The worldbuilding is efficient and weird (future organized crime sends people back in time to be executed because it's cleaner than disposing of them in the future), and Johnson doesn't over-explain it. Willis plays a man willing to do something terrible to protect something he loves, and the film doesn't let him or us off the hook for that.

Streaming: Available to rent/buy on most major platforms.

07

Happy Death Day (2017)

A college student wakes up on her birthday, gets murdered, wakes up again on her birthday. Horror-comedy version of the concept, and it works better than it has any right to. Director Christopher Landon uses the slasher formula to do what Groundhog Day does — the protagonist is kind of awful, and the loop forces her to confront that — except the stakes are someone in a baby mask trying to kill her.

The sequel, Happy Death Day 2U (2019), goes fully weird with the concept in ways that are either delightful or too much depending on your tolerance for that kind of thing.

Streaming: Both films available on Peacock.

08

Before I Fall (2017)

The outlier on this list. Zoey Deutch plays Samantha, a popular high school senior who relives the last day of her life. No aliens, no comedy, no thriller mechanics. Just a film asking whether a person can change before it's too late — and being genuinely uncertain about the answer.

It's quieter than everything else here and rewards patience. If you bounced off the more genre-forward entries, this one's worth trying.

Streaming: Available to rent on Amazon and Apple TV.

A Few That Didn't Make the Cut (but Are Worth Knowing)

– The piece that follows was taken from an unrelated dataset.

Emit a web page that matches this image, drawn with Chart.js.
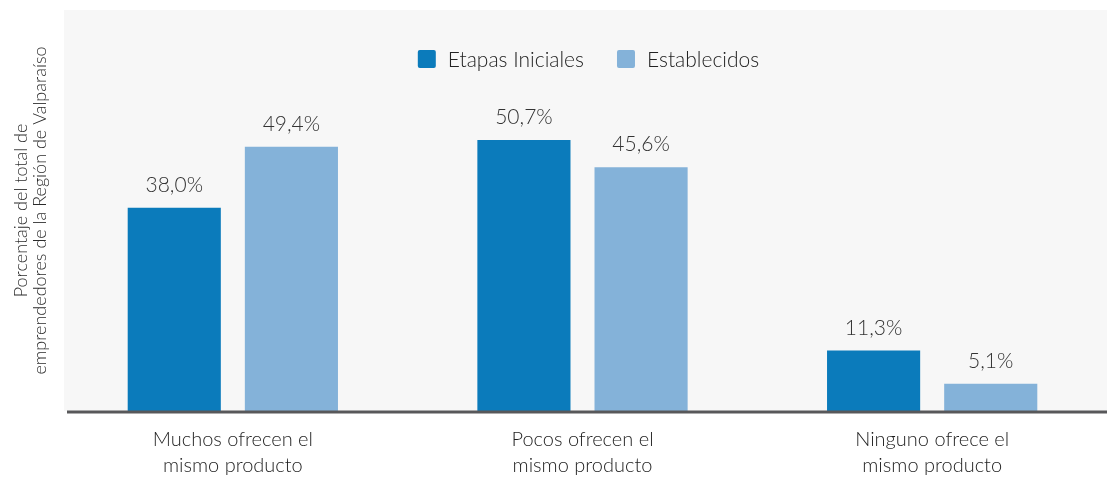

Primer (2004) — the hardest time loop film ever made. Made for $7,000. Genuinely incomprehensible in a way some people love. Boss Level (2020) — the schlocky action version, with Frank Grillo. Fun. The Map of Tiny Perfect Things (2021) — the YA version, decent.

The Common Thread

The loop has to mean something. It's not just a premise trick. The repetition has to be doing work — on the character, on the story, on the audience. The films that figure that out tend to be the ones people are still recommending twenty years later.

Groundhog Day is streaming on Amazon and Apple TV. Start there if somehow you haven't.